Recent media reports suggest that many Poles are leaving the UK and Ireland and returning home to Poland. Apparently the Polish economy continues to grow - the state maintained strong regulation on Polish banks - while ours goes down the proverbial drain. Sinking ships, anyone?

The investment arms of major banks have racked up so many losses that they have been wholly or partly nationalised; major retailers are going bust, for example Woolworths, with well over 20,000 job losses; over 100,000 people per month are losing their jobs; and the IMF has just reported that the UK economy is shrinking at the fastest rate of any Western nation, the biggest contraction since WWII. And why? Because financial services make up a larger proportion of the UK economy than any other country. So, the entire economy is collapsing at a rapid rate, and the public sector is propping it up more than ever. All sorts of forecasts about unemployment are coming out, the latest being 3.4 million by the end of the year. That would be more people unemployed than in the darkest days of Thatcherite economic reform.

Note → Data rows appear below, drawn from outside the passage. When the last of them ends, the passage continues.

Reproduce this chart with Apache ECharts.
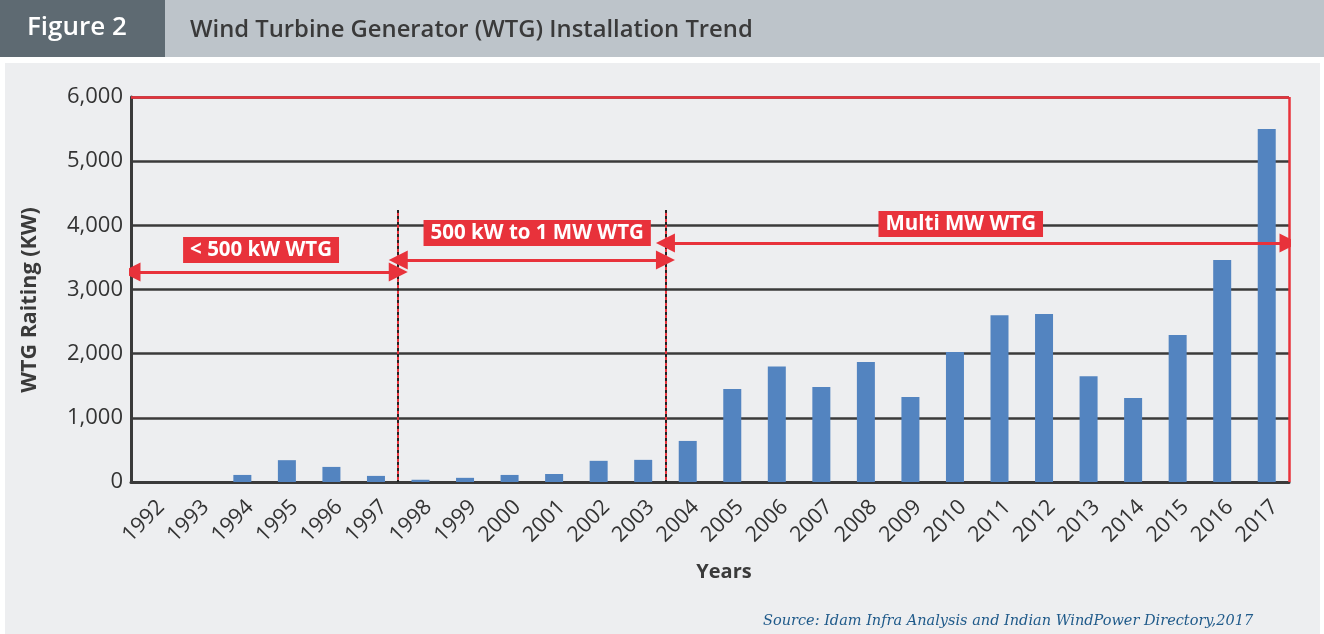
<!DOCTYPE html>
<html>
<head>
<meta charset="utf-8">
<script src="https://cdn.jsdelivr.net/npm/echarts@6/dist/echarts.min.js"></script>
<style>
  html, body { margin: 0; padding: 0; background: #fff; }
  #chart { width: 1324px; height: 634px; }
</style>
</head>
<body>
<div id="chart"></div>
<script>
const years = ['1992','1993','1994','1995','1996','1997','1998','1999','2000','2001','2002','2003','2004',
  '2005','2006','2007','2008','2009','2010','2011','2012','2013','2014','2015','2016','2017'];
const rating = [0, 0, 110, 340, 235, 95, 35, 65, 110, 125, 330, 345, 640,
  1450, 1800, 1480, 1870, 1325, 2025, 2600, 2620, 1650, 1310, 2290, 3460, 5500];
const yTicks = [0, 1000, 2000, 3000, 4000, 5000, 6000];

// eras: start/end in category slots, arrow height, label
const eraStart = [0, 6, 12];
const eraEnd = [6, 12, 26];
const eraArrowY = [3273, 3460, 3725];
const eraLabels = ['< 500 kW WTG', '500 kW to 1 MW WTG', 'Multi MW WTG'];
const eraLabelX = [2.92, 9.12, 18.63];
const eraLabelY = [3615, 3880, 4020];
const dividerX = [6, 12];
const dividerTop = 4240;

const red = '#e8323b';
const dark = '#3a3a3a';

const chart = echarts.init(document.getElementById('chart'));

const arrows = eraStart.map((s, i) => ({ coords: [[s, eraArrowY[i]], [eraEnd[i], eraArrowY[i]]] }));
const dividers = dividerX.map(x => ({ coords: [[x, dividerTop], [x, 0]] }));
const frame = [
  { coords: [[0, 6000], [26, 6000]] },
  { coords: [[26, 6000], [26, 0]] }
];

chart.setOption({
  backgroundColor: '#ffffff',
  animation: false,
  textStyle: { fontFamily: 'Open Sans' },
  graphic: [
    { type: 'rect', shape: { x: 0, y: 0, width: 1324, height: 57 }, style: { fill: '#bdc4ca' }, z: -10 },
    { type: 'rect', shape: { x: 0, y: 0, width: 165, height: 57 }, style: { fill: '#5e6a72' }, z: -9 },
    { type: 'rect', shape: { x: 5, y: 63, width: 1315, height: 571 }, style: { fill: '#edeef0' }, z: -10 },
    { type: 'text', left: 27, top: 15, z: 10,
      style: { text: 'Figure 2', fill: '#ffffff', font: '600 26px "Open Sans"' } },
    { type: 'text', left: 190, top: 18, z: 10,
      style: { text: 'Wind Turbine Generator (WTG) Installation Trend', fill: '#3a3a3a', font: '600 23.8px "Open Sans"' } },
    { type: 'text', x: 30, y: 300, rotation: Math.PI / 2, z: 10,
      style: { text: 'WTG Raiting (KW)', fill: dark, font: 'bold 21.5px "Open Sans"', align: 'center', verticalAlign: 'middle' } },
    { type: 'text', x: 724, y: 572, z: 10,
      style: { text: 'Years', fill: dark, font: 'bold 20px "Open Sans"', align: 'center', verticalAlign: 'middle' } },
    { type: 'text', left: 763, top: 614, z: 10,
      style: { text: 'Source: Idam Infra Analysis and Indian WindPower Directory,2017', fill: '#1f5a8a',
        font: 'italic 14.5px "DejaVu Serif"' } }
  ],
  grid: { left: 131, right: 35, top: 97, bottom: 152 },
  xAxis: [
    {
      type: 'category',
      data: years,
      axisLine: { lineStyle: { color: dark, width: 3 } },
      axisTick: { length: 9, lineStyle: { color: dark, width: 3 } },
      axisLabel: { rotate: 45, fontSize: 21.5, color: '#333', margin: 14, verticalAlign: 'top' }
    },
    { type: 'value', min: 0, max: 26, show: false }
  ],
  yAxis: {
    type: 'value',
    min: 0,
    max: 6000,
    interval: 1000,
    axisLine: { show: true, lineStyle: { color: dark, width: 3 } },
    axisTick: { show: false },
    axisLabel: {
      fontSize: 22, color: '#333', margin: 8,
      formatter: v => yTicks.includes(v) ? v.toLocaleString('en-US') : ''
    },
    splitLine: { lineStyle: { color: dark, width: 2.5 } }
  },
  series: [
    {
      type: 'bar',
      data: rating,
      barWidth: 18,
      itemStyle: { color: '#5384c0' },
      z: 3
    },
    {
      type: 'lines',
      coordinateSystem: 'cartesian2d',
      xAxisIndex: 1,
      data: frame,
      lineStyle: { color: red, width: 2.5, opacity: 1 },
      symbol: 'none',
      z: 4
    },
    {
      type: 'lines',
      coordinateSystem: 'cartesian2d',
      xAxisIndex: 1,
      data: dividers,
      lineStyle: { color: '#222', width: 2, type: [3, 3], opacity: 1 },
      symbol: 'none',
      z: 4
    },
    {
      type: 'lines',
      coordinateSystem: 'cartesian2d',
      xAxisIndex: 1,
      data: dividers,
      lineStyle: { color: red, width: 2, type: [3, 3], dashOffset: 3, opacity: 1 },
      symbol: 'none',
      z: 4
    },
    {
      type: 'lines',
      coordinateSystem: 'cartesian2d',
      xAxisIndex: 1,
      data: arrows,
      lineStyle: { color: red, width: 3, opacity: 1 },
      symbol: ['triangle', 'triangle'],
      symbolSize: 19,
      z: 5
    },
    {
      type: 'scatter',
      xAxisIndex: 1,
      symbolSize: 0,
      itemStyle: { opacity: 1 },
      data: eraLabels.map((t, i) => ({ name: t, value: [eraLabelX[i], eraLabelY[i]] })),
      label: {
        show: true,
        position: 'inside',
        formatter: p => p.name,
        color: '#fff',
        fontSize: 20.5,
        fontWeight: 'bold',
        backgroundColor: red,
        padding: [3, 7, 2, 7]
      },
      z: 6
    }
  ]
});
</script>
</body>
</html>
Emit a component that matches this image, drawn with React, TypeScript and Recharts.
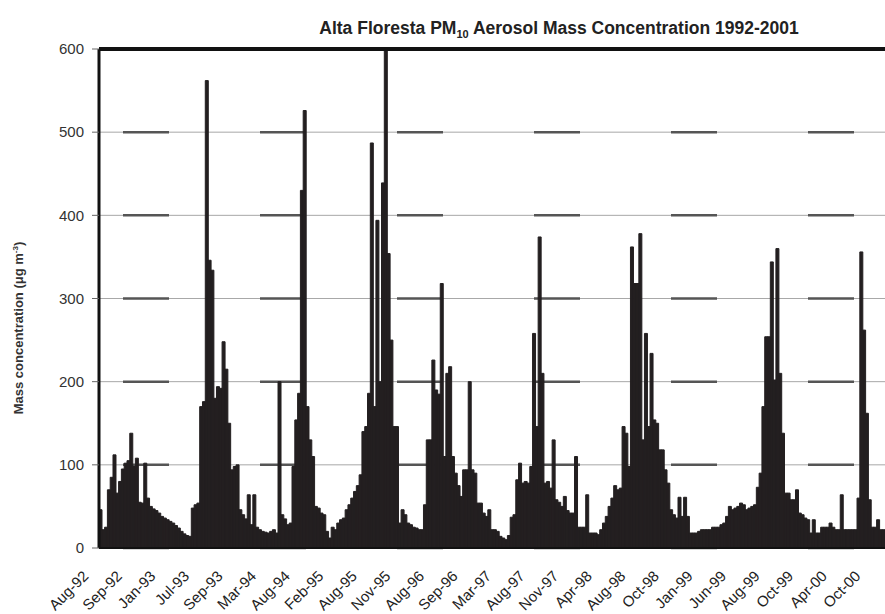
import React from "react";
import { BarChart, Bar, XAxis, YAxis, CartesianGrid, ReferenceLine } from "recharts";

const tickLabels = ["Aug-92","Sep-92","Jan-93","Jul-93","Sep-93","Mar-94","Aug-94","Feb-95","Aug-95","Nov-95","Aug-96","Sep-96","Mar-97","Aug-97","Nov-97","Apr-98","Aug-98","Oct-98","Jan-99","Jun-99","Aug-99","Oct-99","Apr-00","Oct-00"];
const yTicks = [0, 100, 200, 300, 400, 500, 600];
const labelEvery = 12;

const pm10 = [
  46,22,25,70,85,112,66,80,95,102,
  105,138,98,108,55,54,102,60,50,47,
  45,42,38,36,34,32,30,27,24,20,
  17,15,14,48,52,54,170,176,562,346,
  334,180,194,192,248,215,150,94,98,100,
  46,40,35,64,28,64,25,22,20,19,
  18,20,22,18,200,40,35,28,30,98,
  154,186,430,526,170,130,110,50,48,42,
  40,20,12,25,22,30,34,36,46,52,
  60,68,75,88,140,146,186,487,170,394,
  200,439,598,354,250,146,146,30,46,40,
  30,28,25,24,22,22,52,130,130,226,
  190,185,318,110,210,218,110,90,75,62,
  94,94,200,94,90,54,54,42,38,46,
  22,22,20,14,12,10,15,37,40,82,
  102,78,80,78,98,258,146,374,210,78,
  80,72,130,58,55,50,62,45,42,42,
  110,25,25,25,64,18,18,18,16,22,
  30,38,50,60,75,70,72,146,138,98,
  362,318,318,378,130,258,146,234,154,150,
  118,118,94,78,46,40,36,61,38,61,
  38,18,18,18,20,22,22,22,22,25,
  25,25,28,30,38,50,46,48,50,54,
  52,46,48,50,52,73,90,170,254,254,
  344,202,360,210,138,66,66,58,58,70,
  42,40,36,34,18,34,18,18,25,25,
  25,30,25,22,22,64,22,22,22,22,
  22,60,356,262,162,58,25,25,34,22,22
];

const data = pm10.map((v, i) => ({ idx: i, pm10: v }));

const FONT = "'Liberation Sans', Arial, sans-serif";

const XTick = (props: any) => {
  const { x, y, payload } = props;
  const v = Number(payload?.value);
  if (v % labelEvery !== 0) return null;
  const text = tickLabels[v / labelEvery];
  if (!text) return null;
  const ax = x - 11;
  const ay = y + 21;
  return (
    <text
      x={ax}
      y={ay}
      transform={`rotate(-45, ${ax}, ${ay})`}
      textAnchor="end"
      fontSize={15}
      fill="#222"
      fontFamily={FONT}
    >
      {text}
    </text>
  );
};

export default function App() {
  return (
    <div style={{ position: "absolute", left: 0, top: 0, width: 885, height: 614, background: "#fff" }}>
      <BarChart
        width={885}
        height={614}
        data={data}
        margin={{ top: 49, right: 0, bottom: 0, left: 0 }}
        barCategoryGap={0}
        barGap={0}
      >
        <CartesianGrid vertical={false} stroke="#a8a8a8" strokeWidth={1} />
        <CartesianGrid
          vertical={false}
          stroke="#555"
          strokeWidth={2.5}
          strokeDasharray="46 91"
          strokeDashoffset={113}
        />
        <XAxis
          dataKey="idx"
          interval={labelEvery - 1}
          tickLine={false}
          axisLine={{ stroke: "#111", strokeWidth: 2 }}
          tick={<XTick />}
          height={66}
        />
        <YAxis
          width={99}
          domain={[0, 600]}
          ticks={yTicks}
          interval={0}
          tickSize={7}
          tickMargin={8}
          tickLine={{ stroke: "#666" }}
          axisLine={{ stroke: "#111", strokeWidth: 3 }}
          tick={{ fontSize: 15, fill: "#333", fontFamily: FONT }}
        />
        <Bar dataKey="pm10" fill="#231f20" stroke="#231f20" strokeWidth={1} isAnimationActive={false} />
        <ReferenceLine y={600} stroke="#111" strokeWidth={4} />
      </BarChart>
      <svg
        width={885}
        height={614}
        style={{ position: "absolute", left: 0, top: 0, pointerEvents: "none" }}
      >
        <text x={559} y={34} textAnchor="middle" fontSize={17.5} fontWeight="bold" fill="#222" fontFamily={FONT}>
          Alta Floresta PM<tspan fontSize={11} dy={4}>10</tspan>
          <tspan dy={-4}> Aerosol Mass Concentration 1992-2001</tspan>
        </text>
        <text
          x={23}
          y={328}
          transform="rotate(-90, 23, 328)"
          textAnchor="middle"
          fontSize={13}
          fontWeight="bold"
          fill="#333"
          fontFamily={FONT}
        >
          Mass concentration (μg m<tspan fontSize={8} dy={-5}>-3</tspan><tspan dy={5}>)</tspan>
        </text>
      </svg>
    </div>
  );
}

Still, it could be worse...like Ireland. The joke in Ireland goes like this: 'What's the difference between Ireland and Iceland? One letter and about 6 months'. Their banks are broke, house prices are collapsing, and the EU hasn't come to the rescue. So much for the Celtic Tiger.

It's all a debacle, really. But my prediction is that very little will change in the long run. At least Gordon Brown is talking about a new international agreement on financial regulation, but apparently this hasn't even come up in the US. And the City continues to pay out bonuses to bankers even as they beg the Treasury to bail them out with taxpayers' funds.

It's times like this that being a public servant is a big advantage.